By Nicole Bevilacqua, Blouin Global Scholars '21, Walsh University Marketing Intern

During winter break, the sophomore cohort of the Blouin Global Scholars and their faculty director Associate Dean of Experiential Learning Rachel Hosler traveled to Moshi, Tanzania, for two weeks to study water and examine its effect on individuals around the world. While at Walsh, as well as abroad, the sophomores have been studying the challenges and innovative solutions to securing clean and adequate clean water for communities.  Faculty leaders Beth Johnson and Dr. Peter Tandler accompanied the group as they traveled throughout the Diocese of Moshi to gain a better understanding of throughout the Diocese, the community of Moshi and other NGO’s address water challenges.

The Walsh team visited multiple sites in Tanzania to learn about the challenges that come with access to water, including St. James Seminary where the Blouins learned that access to water is not always a guarantee. While the school previously had its own access to a water infrastructure, it was completely destroyed by a landslide. This meant that the St. James students had to walk to a nearby river in order to complete daily tasks. This endangered students due to the occasional flooding of the river.  Since the landslide, the leaders of St. James have worked to create several water sources to avoid endangering students for a basic human need.     

Sophomore Anastasia Bair explained how the Scholars witnessed the Tanzanian people’s struggle to get continuous access to water. 

“One of the big challenges we saw was that the sites may have access to water only twice a week,” said Bair. “This presents the problem of obtaining enough water to sustain the facility until the next time the water is available.” 

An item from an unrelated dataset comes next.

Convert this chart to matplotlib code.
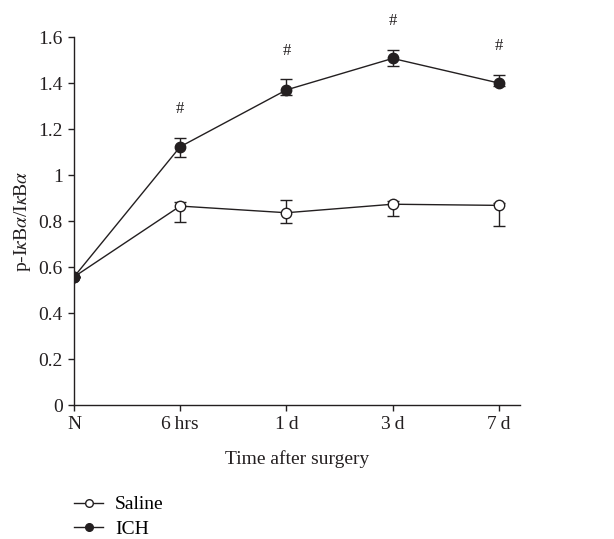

During another site visit, the group traveled to Hedaru, Tanzania, to visit Mwenge University where they spoke with university leadership regarding the university’s history, challenges and their plans for the future. The university is working on building a satellite campus, which the community hopes will address their infrastructure challenges and provide economic development. With those improvements in infrastructure and economic development, the community is hopeful that access to water and other basic needs will be resolved.  

For student Brielle Therrien the experience was refreshing and inspiring. 

“Tanzania is a country that is persistently seeking to improve and engineer new solutions to their problems,” said Therrien. “I saw this in their new water projects and motivation to improve existing systems. It is visible the positive impact the Catholic Church has had on the Moshi and Kilimanjaro area.”

During every site visit, the Scholars were open-minded as well as actively engaged in every interaction. 

“One of hosts told me that he was so impressed by how intently our student’s listened, how open they were to learn the culture,” said Hosler. 

The students, like many Blouin Scholars in the past, have expressed how they will carry this experience with them for the rest of their lives. 

“Overall, it was an incredible educational experience that I will treasure for the rest of my life,” said Therrien.  “My time Tanzania will forever impact my view of the world and the people in it.”